── Supplied data
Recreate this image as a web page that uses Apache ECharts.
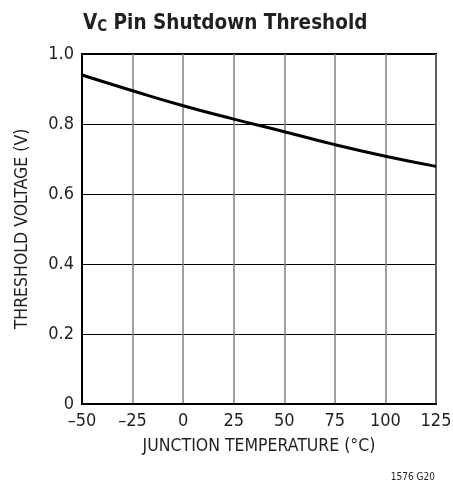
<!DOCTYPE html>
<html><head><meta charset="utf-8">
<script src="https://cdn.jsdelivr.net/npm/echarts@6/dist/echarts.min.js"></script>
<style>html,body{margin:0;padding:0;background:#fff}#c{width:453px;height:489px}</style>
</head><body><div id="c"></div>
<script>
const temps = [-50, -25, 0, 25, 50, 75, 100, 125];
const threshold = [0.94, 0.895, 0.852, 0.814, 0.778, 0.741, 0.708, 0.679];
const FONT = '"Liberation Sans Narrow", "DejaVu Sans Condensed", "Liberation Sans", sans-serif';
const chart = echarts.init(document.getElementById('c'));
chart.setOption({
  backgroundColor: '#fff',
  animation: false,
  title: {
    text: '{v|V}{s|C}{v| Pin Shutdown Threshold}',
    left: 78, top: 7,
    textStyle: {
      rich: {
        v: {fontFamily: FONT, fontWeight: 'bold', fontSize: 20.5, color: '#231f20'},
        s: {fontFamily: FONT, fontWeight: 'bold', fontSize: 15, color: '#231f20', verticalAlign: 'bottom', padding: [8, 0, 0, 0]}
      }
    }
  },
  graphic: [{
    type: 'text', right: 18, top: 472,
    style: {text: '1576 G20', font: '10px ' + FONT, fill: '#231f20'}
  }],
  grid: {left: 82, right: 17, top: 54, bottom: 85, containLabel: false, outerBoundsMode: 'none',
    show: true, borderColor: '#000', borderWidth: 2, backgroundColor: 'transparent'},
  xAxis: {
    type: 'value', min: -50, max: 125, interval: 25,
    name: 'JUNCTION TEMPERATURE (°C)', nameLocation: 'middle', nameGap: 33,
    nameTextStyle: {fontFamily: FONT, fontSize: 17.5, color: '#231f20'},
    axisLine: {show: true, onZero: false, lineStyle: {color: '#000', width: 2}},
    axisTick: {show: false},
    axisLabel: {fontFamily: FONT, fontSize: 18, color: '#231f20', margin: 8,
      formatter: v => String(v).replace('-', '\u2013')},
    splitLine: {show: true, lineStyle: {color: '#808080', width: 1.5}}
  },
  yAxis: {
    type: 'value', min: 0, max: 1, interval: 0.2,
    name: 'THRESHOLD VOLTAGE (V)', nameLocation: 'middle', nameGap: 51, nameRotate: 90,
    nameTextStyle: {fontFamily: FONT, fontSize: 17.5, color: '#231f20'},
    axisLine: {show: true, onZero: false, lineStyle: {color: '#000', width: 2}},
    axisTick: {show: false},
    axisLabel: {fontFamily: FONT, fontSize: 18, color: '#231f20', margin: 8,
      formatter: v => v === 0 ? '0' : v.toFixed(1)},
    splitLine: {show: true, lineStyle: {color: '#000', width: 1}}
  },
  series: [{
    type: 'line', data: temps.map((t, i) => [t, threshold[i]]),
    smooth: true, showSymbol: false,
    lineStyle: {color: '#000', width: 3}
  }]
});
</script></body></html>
────
Short exercise:
Do not include the images; transcribe the rest of the listing exactly.

The result:
Recreate this image as a web page that uses Apache ECharts.
<!DOCTYPE html>
<html><head><meta charset="utf-8">
<script src="https://cdn.jsdelivr.net/npm/echarts@6/dist/echarts.min.js"></script>
<style>html,body{margin:0;padding:0;background:#fff}#c{width:453px;height:489px}</style>
</head><body><div id="c"></div>
<script>
const temps = [-50, -25, 0, 25, 50, 75, 100, 125];
const threshold = [0.94, 0.895, 0.852, 0.814, 0.778, 0.741, 0.708, 0.679];
const FONT = '"Liberation Sans Narrow", "DejaVu Sans Condensed", "Liberation Sans", sans-serif';
const chart = echarts.init(document.getElementById('c'));
chart.setOption({
  backgroundColor: '#fff',
  animation: false,
  title: {
    text: '{v|V}{s|C}{v| Pin Shutdown Threshold}',
    left: 78, top: 7,
    textStyle: {
      rich: {
        v: {fontFamily: FONT, fontWeight: 'bold', fontSize: 20.5, color: '#231f20'},
        s: {fontFamily: FONT, fontWeight: 'bold', fontSize: 15, color: '#231f20', verticalAlign: 'bottom', padding: [8, 0, 0, 0]}
      }
    }
  },
  graphic: [{
    type: 'text', right: 18, top: 472,
    style: {text: '1576 G20', font: '10px ' + FONT, fill: '#231f20'}
  }],
  grid: {left: 82, right: 17, top: 54, bottom: 85, containLabel: false, outerBoundsMode: 'none',
    show: true, borderColor: '#000', borderWidth: 2, backgroundColor: 'transparent'},
  xAxis: {
    type: 'value', min: -50, max: 125, interval: 25,
    name: 'JUNCTION TEMPERATURE (°C)', nameLocation: 'middle', nameGap: 33,
    nameTextStyle: {fontFamily: FONT, fontSize: 17.5, color: '#231f20'},
    axisLine: {show: true, onZero: false, lineStyle: {color: '#000', width: 2}},
    axisTick: {show: false},
    axisLabel: {fontFamily: FONT, fontSize: 18, color: '#231f20', margin: 8,
      formatter: v => String(v).replace('-', '\u2013')},
    splitLine: {show: true, lineStyle: {color: '#808080', width: 1.5}}
  },
  yAxis: {
    type: 'value', min: 0, max: 1, interval: 0.2,
    name: 'THRESHOLD VOLTAGE (V)', nameLocation: 'middle', nameGap: 51, nameRotate: 90,
    nameTextStyle: {fontFamily: FONT, fontSize: 17.5, color: '#231f20'},
    axisLine: {show: true, onZero: false, lineStyle: {color: '#000', width: 2}},
    axisTick: {show: false},
    axisLabel: {fontFamily: FONT, fontSize: 18, color: '#231f20', margin: 8,
      formatter: v => v === 0 ? '0' : v.toFixed(1)},
    splitLine: {show: true, lineStyle: {color: '#000', width: 1}}
  },
  series: [{
    type: 'line', data: temps.map((t, i) => [t, threshold[i]]),
    smooth: true, showSymbol: false,
    lineStyle: {color: '#000', width: 3}
  }]
});
</script></body></html>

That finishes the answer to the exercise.